Acquisition for Termination

by Krishna on July 22, 2012

I read Matt Gemmell's take on critics of Google's acquisition of Sparrow (an email client) with interest. It echoes some of what I previously wrote about entrepreneurs, i.e., they are in the game to benefit financially and because there are many business factors outside their control, sometimes it is worth selling the business when they have a chance. Innovation improves when there are more people working on new ideas, and you can only attract more people to your field if there are different ways for them to succeed, not just having to work on one business for years and hoping everything falls into place.

But Matt only gets part of the picture. And this has to do with the kind of acquisition where the acquiring company does not have any plans to continue development on the product. Essentially, they are buying the product to kill it. While this may be good for the two parties involved in the deal (the developers and the acquiring company) and you should be happy for them, it is not clear that this kind of situation is good for the industry.

Innovation benefits when there is competition. Not only is the end consumer restricted to the choices and decisions made by the larger company, the very existence of the smaller competitor makes the large company more aggressive about having a better product. There is less of a “take it or leave it” attitude towards consumers, instead, we get more, better features in the existing product. Sometimes, you initially see only a marketing push (maybe a FUD campaign), but if the competing product keeps biting into the market share, you see the larger company attempt to make big changes.

New products suffer from a lack of trust. There are significant barriers that a product must overcome before a user will choose it over the status quo. Functionality, security, usability, etc. But users also worry that if they spend time with a product, will it be there for them in the long-term? This is not an abstract concern, but involves real questions such as, what happens to their data if the company goes under? Will the application be updated frequently so that it keeps pace with general technology trends? How much time, effort and money would it take for them to transition out?

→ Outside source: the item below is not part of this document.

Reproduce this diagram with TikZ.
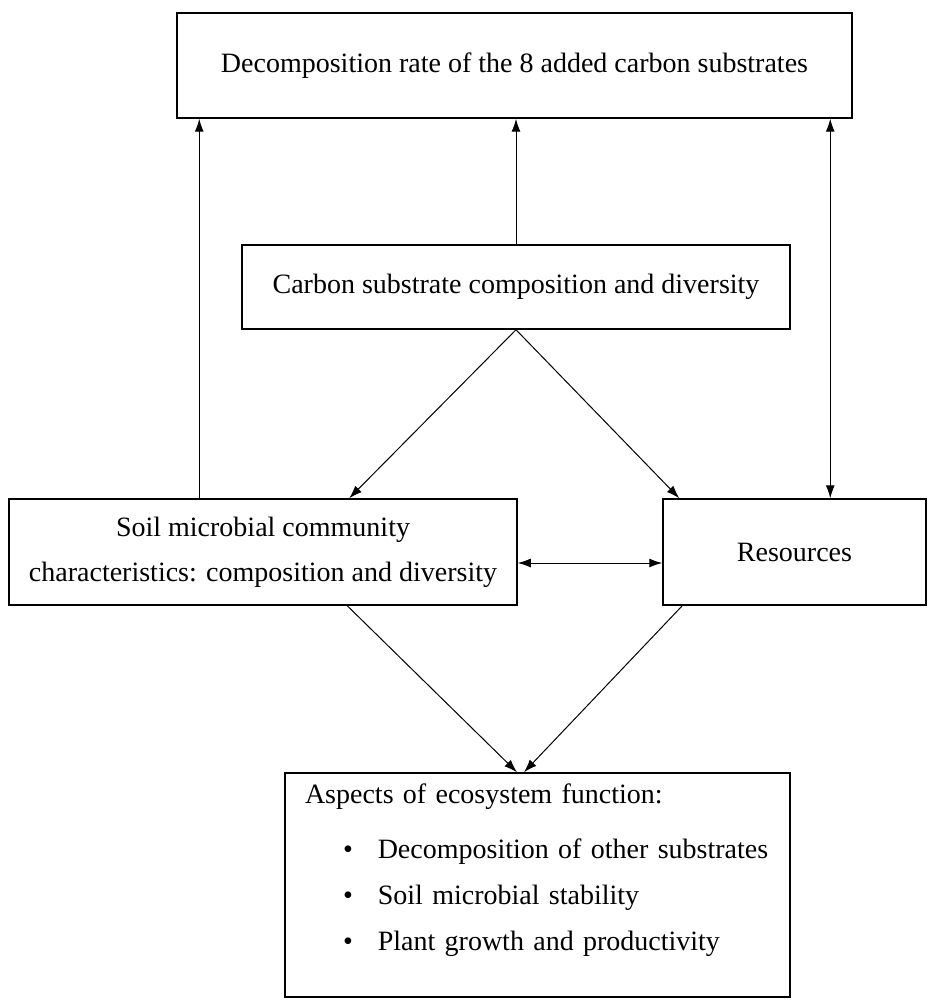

So startups have some convincing to do. There are many ways, such as providing easy import/export and being very transparent with their user community. But if the general trend in the market is that the older, larger company keeps gobbling up smaller competitors, then the likelihood of the average startup being around becomes lower. If the frequency of such occurrences is high enough, consumers will skirt away from products offered by new startups. And so it hurts the developers of startups in the future.

But as you can see, there are different contrasting trends. The higher likelihood of getting bought out increases the inflow of developers. But the lower likelihood of succeeding with your startup can drive away developers to market sections that do not have this problem. One event (as in the Sparrow acquisition) gives us little data to work on. We could ask questions, such as, are all the complaining Sparrow users less likely to purchase the product of another independent developer? Or are they angry enough at Google to encourage other independent competitors by purchasing their products? Not clear.

The general topic is also the subject of government regulation, as in anti-trust legislation. This is one tool that consumers can use (via elected officials) to prevent acquisitions that serve only the purpose of the larger company or prevent an effective monopoly. Whether they are used effectively depends on the quality of governance. But the intent is clear: There is a clear loss to the larger society when larger companies use mergers and acquisitions to destroy competition and stifle innovation. Whether such transactions are mutually beneficial (to the parties involved) or whether they deserve the benefits are independent issues to the societal effect.